All this makes me very sorry for an Italian man I met the other day who says he is trapped between the Russian, Indian and Italian bureaucracies. He is Italian, his wife Russian and the baby born in India. After the baby was born the Indian authorities started asking how come the baby was in the country with no passport or visa. So then he had to try and get a passport for the baby. But the Russian authorities said they have no dual citizenship with India – to their mind the baby was Indian since it was born here although it doesn’t qualify as Indian without Indian parentage or seven years of residency while paying taxes. Eventually they got the baby put on the mother’s passport and went to Russia. But then the Russian authorities took away that passport when the mother went to renew it – it was due to expire – and said the Russian embassy had made a mistake to include the baby on it in the first place. Then when the couple tried to return to India they were told they couldn’t take the baby out of the country since it has no passport.

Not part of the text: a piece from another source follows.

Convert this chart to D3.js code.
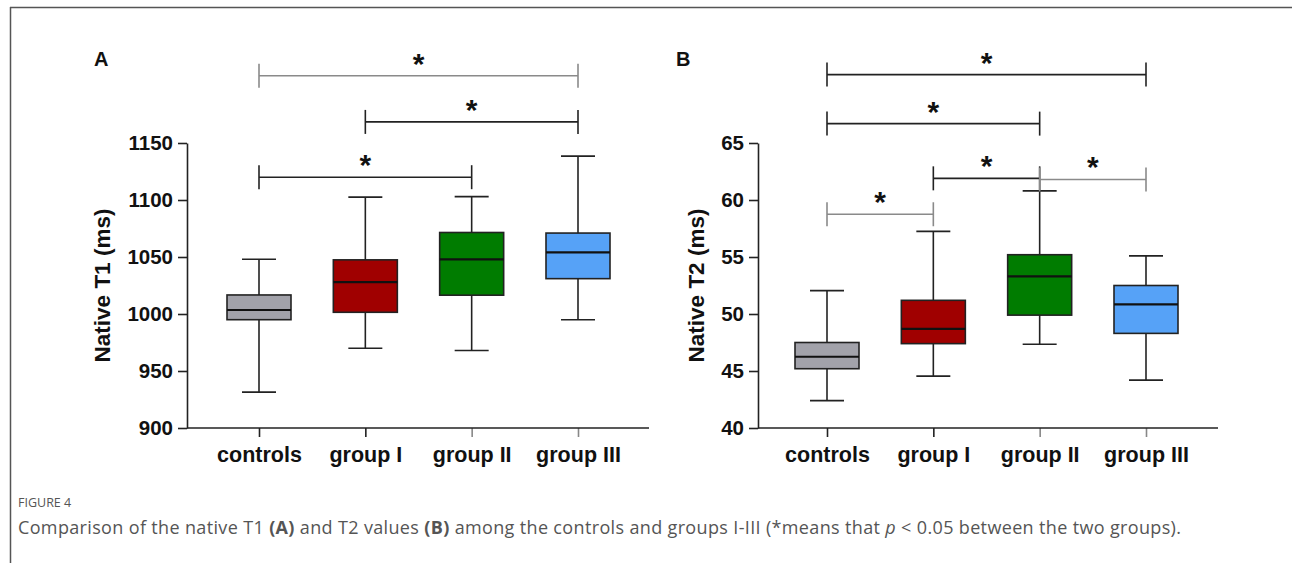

All this makes me feel like there must be some sort of a career opportunity in being a professional complainer. In the sense, the number of complaints I have to make or letters I have to write has risen so sharply since I moved here that I have a huge backlog. And I assume it must be the same for other people. But how would it work? You couldn’t peg your pay to the actual extraction of recompense because that would make it too risky a business. But people don’t really expect to get recompense when they write or call to complain do they? It’s rather that they want to harass someone to the same extent they’ve been harassed. So perhaps you would draw up a contract where you would charge according to the number of hours you manage to tie up some company representative listening to your long and boring complaint or to the number of written responses you got from the company.
Oh, and by the way, on the way back I didn’t put anything valuable in my suitcase and again when I arrived the lock was broken (actually the zip) and all my stuff was rifled through and my letters -- including one containing pictures of my one-year-old niece -- and cards torn up. They’re playing with me.